その後公立や私立の看護師養成施設が多数出来て、医師会立看護学校の役割が終わった。
臨床検査の過去、現在、未来
父は内科医であったが、生化学教室で研究していたことがあったため、生化学検査なども自分で行っていた。民間の検査センターができてからは検体を出すだけで結果が出るようになった。しかし臨床所見と検査結果が一致しないことがあり、民間の検査センターの精度が問題になった。臨床検査は精度が生命である。精度の高い検査センターを医師会で造ろう、この医師会員の思いが形になったのが鹿児島市医師会臨床検査センターである。今でも高い精度を誇っている。
医師会の精度を目標に民間の検査センターの精度も格段に向上してきた。医師会員で民間の検査センターを利用する人も出てきた。数10年後までには医師会検査センターもその役割を終えるのではなかろうか。
診療所、病院の過去、現在、未来
戦争が終り、出征していた軍医さんたちが復員してこられた。鹿児島市に開業医が多かったのは鹿児島市出身の軍医が多かったのもその理由の一つであろう。個々の診療所ではできないことを協力して行なうための核になる病院をつくりたい。この思いが結実したのが鹿児島市医師会病院である。病診連携、病々連携の核となって医療の向上に貢献している。
鹿児島市医師会病院に先導されて、多くの病院が病々連携、病診連携に力を入れるようになってきた。数10年後には医師会病院には全体の調整役だけが残り、具体的な診療行為はすべて他の病院が行なうようになっているかもしれない。鹿児島の医療をオーケストラにたとえると、その指揮者の役が残るであろう。
老後の安心の核づくりを
医療の目的は人類を健康に永続させることであろう。医師は医療チームのリーダーである。医師会は医師の集りである。医師会が、いま何を目指し何をするかで人類の運命が決るとも言えよう。

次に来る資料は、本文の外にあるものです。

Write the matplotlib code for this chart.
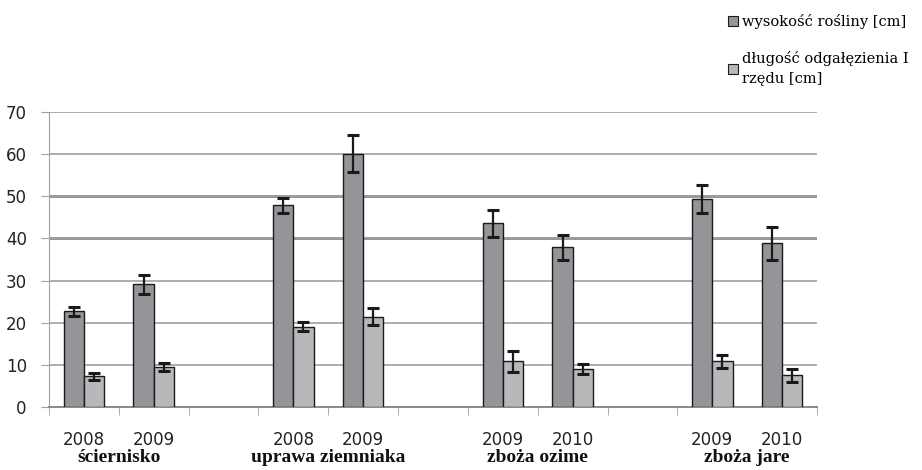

鹿児島市医師会は医療の向上のために看護学校、検査センター、医師会病院を成功させてきた。次に医師会がやるべき事業は何か。自殺者が多発する不安の時代。鹿児島市医師会は市民の健康と安全と安心を目標に老後の安心の核づくりを先導する施設をつくったらどうであろうか。それが鹿児島市内に普及し、日本中に、さらに世界中に普及し、人類社会を健康に永続させる起点になるようなモデル事業を始めたらどうであろうか。
終り良ければすべてよし、老後の安心、病んでも安心、認知症になっても安心、最期の安心、その後も安心な地域社会づくりのモデルがドイツのベーテルにあるそうである。鹿児島市を日本のベーテルにしたいものである。
ちなみに「老後の安心の核」、「むらまちづくり」、「かけはしの宿」「鹿児島市を日本のベーテルに」、「地球的調和時代」などのキーワードで検索するとヤフーやグーグルで関連の情報がヒットする。
人の健康は心と体と気の調和。人間の健康は社会の健康、自然の健康すなわち地球の健康の中にある。